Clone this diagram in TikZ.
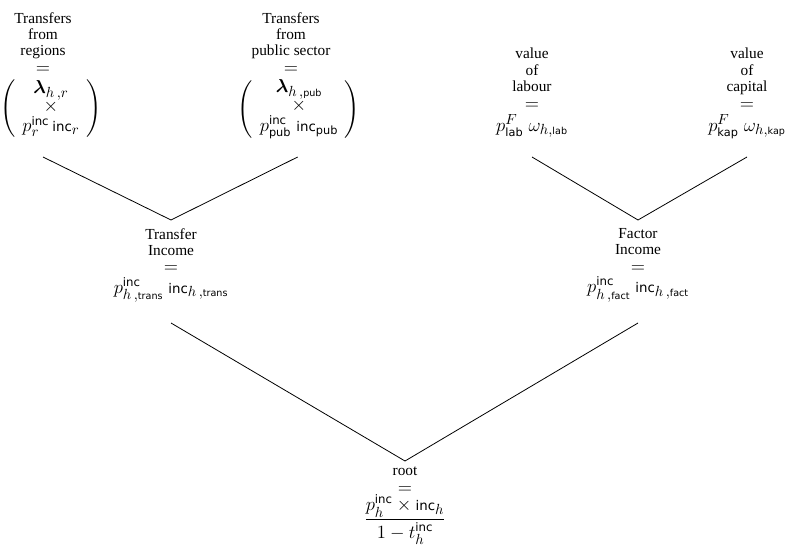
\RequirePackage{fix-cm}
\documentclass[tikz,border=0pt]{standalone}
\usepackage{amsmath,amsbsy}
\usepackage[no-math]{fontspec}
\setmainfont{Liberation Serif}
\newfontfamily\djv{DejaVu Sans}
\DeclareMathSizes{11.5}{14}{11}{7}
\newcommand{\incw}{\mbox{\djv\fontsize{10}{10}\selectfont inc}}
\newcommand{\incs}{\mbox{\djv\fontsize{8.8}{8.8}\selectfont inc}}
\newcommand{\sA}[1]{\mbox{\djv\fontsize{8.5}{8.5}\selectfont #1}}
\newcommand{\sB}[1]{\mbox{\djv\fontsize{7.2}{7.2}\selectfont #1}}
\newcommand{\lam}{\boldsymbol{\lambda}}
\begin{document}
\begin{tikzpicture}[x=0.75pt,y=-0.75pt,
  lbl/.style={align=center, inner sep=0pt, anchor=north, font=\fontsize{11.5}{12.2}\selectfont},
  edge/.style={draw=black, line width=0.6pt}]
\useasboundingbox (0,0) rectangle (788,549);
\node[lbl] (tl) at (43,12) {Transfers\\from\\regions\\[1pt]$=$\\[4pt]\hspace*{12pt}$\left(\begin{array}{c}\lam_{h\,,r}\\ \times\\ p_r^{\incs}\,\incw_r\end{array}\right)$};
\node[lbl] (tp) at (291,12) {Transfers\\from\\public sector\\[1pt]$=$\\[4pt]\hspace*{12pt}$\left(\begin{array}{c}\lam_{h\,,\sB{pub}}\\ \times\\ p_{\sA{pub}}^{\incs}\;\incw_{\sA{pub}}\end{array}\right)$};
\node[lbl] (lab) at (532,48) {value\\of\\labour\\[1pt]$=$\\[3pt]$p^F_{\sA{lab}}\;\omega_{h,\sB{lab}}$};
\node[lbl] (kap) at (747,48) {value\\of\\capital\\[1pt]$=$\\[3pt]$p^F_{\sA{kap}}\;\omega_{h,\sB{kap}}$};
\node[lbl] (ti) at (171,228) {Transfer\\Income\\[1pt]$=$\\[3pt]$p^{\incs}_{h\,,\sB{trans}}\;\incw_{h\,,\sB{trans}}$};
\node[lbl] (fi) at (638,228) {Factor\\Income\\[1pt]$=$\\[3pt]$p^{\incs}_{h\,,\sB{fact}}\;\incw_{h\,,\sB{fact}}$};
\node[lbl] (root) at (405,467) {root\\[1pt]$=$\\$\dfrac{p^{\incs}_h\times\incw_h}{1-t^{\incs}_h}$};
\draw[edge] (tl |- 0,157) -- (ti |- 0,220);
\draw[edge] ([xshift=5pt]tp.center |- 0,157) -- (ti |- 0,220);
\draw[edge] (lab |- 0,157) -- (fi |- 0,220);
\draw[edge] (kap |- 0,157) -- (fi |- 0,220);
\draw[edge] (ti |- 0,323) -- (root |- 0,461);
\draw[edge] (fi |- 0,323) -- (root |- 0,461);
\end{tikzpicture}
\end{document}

[Problem statement]:
Copy each line above precisely, dropping the pictures.

[Answer below]:
Clone this diagram in TikZ.
\RequirePackage{fix-cm}
\documentclass[tikz,border=0pt]{standalone}
\usepackage{amsmath,amsbsy}
\usepackage[no-math]{fontspec}
\setmainfont{Liberation Serif}
\newfontfamily\djv{DejaVu Sans}
\DeclareMathSizes{11.5}{14}{11}{7}
\newcommand{\incw}{\mbox{\djv\fontsize{10}{10}\selectfont inc}}
\newcommand{\incs}{\mbox{\djv\fontsize{8.8}{8.8}\selectfont inc}}
\newcommand{\sA}[1]{\mbox{\djv\fontsize{8.5}{8.5}\selectfont #1}}
\newcommand{\sB}[1]{\mbox{\djv\fontsize{7.2}{7.2}\selectfont #1}}
\newcommand{\lam}{\boldsymbol{\lambda}}
\begin{document}
\begin{tikzpicture}[x=0.75pt,y=-0.75pt,
  lbl/.style={align=center, inner sep=0pt, anchor=north, font=\fontsize{11.5}{12.2}\selectfont},
  edge/.style={draw=black, line width=0.6pt}]
\useasboundingbox (0,0) rectangle (788,549);
\node[lbl] (tl) at (43,12) {Transfers\\from\\regions\\[1pt]$=$\\[4pt]\hspace*{12pt}$\left(\begin{array}{c}\lam_{h\,,r}\\ \times\\ p_r^{\incs}\,\incw_r\end{array}\right)$};
\node[lbl] (tp) at (291,12) {Transfers\\from\\public sector\\[1pt]$=$\\[4pt]\hspace*{12pt}$\left(\begin{array}{c}\lam_{h\,,\sB{pub}}\\ \times\\ p_{\sA{pub}}^{\incs}\;\incw_{\sA{pub}}\end{array}\right)$};
\node[lbl] (lab) at (532,48) {value\\of\\labour\\[1pt]$=$\\[3pt]$p^F_{\sA{lab}}\;\omega_{h,\sB{lab}}$};
\node[lbl] (kap) at (747,48) {value\\of\\capital\\[1pt]$=$\\[3pt]$p^F_{\sA{kap}}\;\omega_{h,\sB{kap}}$};
\node[lbl] (ti) at (171,228) {Transfer\\Income\\[1pt]$=$\\[3pt]$p^{\incs}_{h\,,\sB{trans}}\;\incw_{h\,,\sB{trans}}$};
\node[lbl] (fi) at (638,228) {Factor\\Income\\[1pt]$=$\\[3pt]$p^{\incs}_{h\,,\sB{fact}}\;\incw_{h\,,\sB{fact}}$};
\node[lbl] (root) at (405,467) {root\\[1pt]$=$\\$\dfrac{p^{\incs}_h\times\incw_h}{1-t^{\incs}_h}$};
\draw[edge] (tl |- 0,157) -- (ti |- 0,220);
\draw[edge] ([xshift=5pt]tp.center |- 0,157) -- (ti |- 0,220);
\draw[edge] (lab |- 0,157) -- (fi |- 0,220);
\draw[edge] (kap |- 0,157) -- (fi |- 0,220);
\draw[edge] (ti |- 0,323) -- (root |- 0,461);
\draw[edge] (fi |- 0,323) -- (root |- 0,461);
\end{tikzpicture}
\end{document}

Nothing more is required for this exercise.